Holdridge: That really resonates. Expressing that wasn’t in what we set out to shoot originally. But these movies take on a life of their own and become something that you discover along the way. And these ideas that have been floating around in your life, that you’ve been feeling, end up coming to the surface as you discover what this movie is. So yeah, that is something I’ve thought about for years. I can be very cowardly, and fearful of the world. Over the years, I think part of my writing movies was writing characters who would do the things that I would never have the nerve to do. And I did have that thought that, my God, I’ve been living in Los Angeles for seven years and my biggest experience has been sitting on the 10 in traffic. I would joke with people that my next movie was going to be called General Meeting, because that’s all I seemed to do. I had one meeting with a guy who had been working as a producer for twenty years. And he said, “I’ve been working here for twenty years, and we’ve never made a movie. We’re in the development process, but we’ve never actually made a movie.”

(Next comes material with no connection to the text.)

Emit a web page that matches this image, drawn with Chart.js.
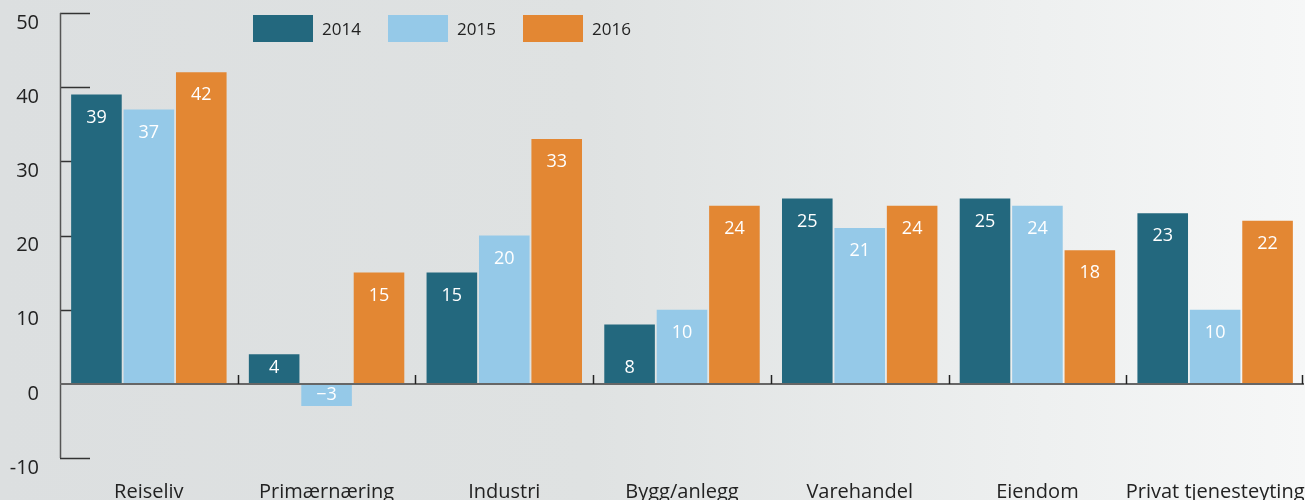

And there is this thing where you’re so concerned with getting these things made that your own life slips through your fingers. And coming to Berlin and meeting Linnea, who has a much more courageous willingness to take chances, really inspired me. You kind of feel like you have this closed-off connection to the world. And then all of a sudden you’re with this amazing person, in a place you never thought you’d go, and you just feel so lucky to be alive. And it’s scary to do that. You’ve got a lot of connections and reasons to do things the way they’ve always been done. And sometimes you just have to say, don’t be such a pussy. Just go for it. So it’s nice to be able to dramatize that.

Paste : Linnea, I’m curious about a specific part of your process here. Your primary medium is dance. And you’re partnering with someone who you love and trust, but for whom film is his primary medium. Was it difficult to trust Alex to work with him on a film project, out of your element?
Saasen: When we met, of course I was madly in love with Alex. And still am. But we kinda just leapt into it. I didn’t even have time to think about it. We just had to tell this story and create something. In the beginning, I was observing and learning. And it was a very organic process. I grew with this project, and learned everything I could. Creating the script was a more personal process, just the two of us. I felt very comfortable working with Alex and exploring our ideas. That was not hard. But then came the shooting. It was very interesting, but a completely new process.

Holdridge: She brings a lot of energy and creativity, and probably more courageousness than I have, which is inspiring. But her role grew and grew throughout the process. When she began, she had never edited anything. But she went over to Lynda.com and started to learn how to use the software. And like a week later, she started cutting some scenes, and the DP and I were on the opposite side of the room cutting, and in no time she was cutting scenes that were way faster than our cuts, and better! In no time at all, she became the main editor. And then all of her drawings are incorporated into the film; that was all after the fact. And then at some point our DP had to go back, and she was shooting B-roll. And she did all the special effects. It may look like that movie has special effects, but all the skies that look so nice, all those colors are all fake. We were shooting in grey skies in the middle of winter. I think it’s hard for her to see how much she became such an incredible voice of the film during this time. That was really fun to see.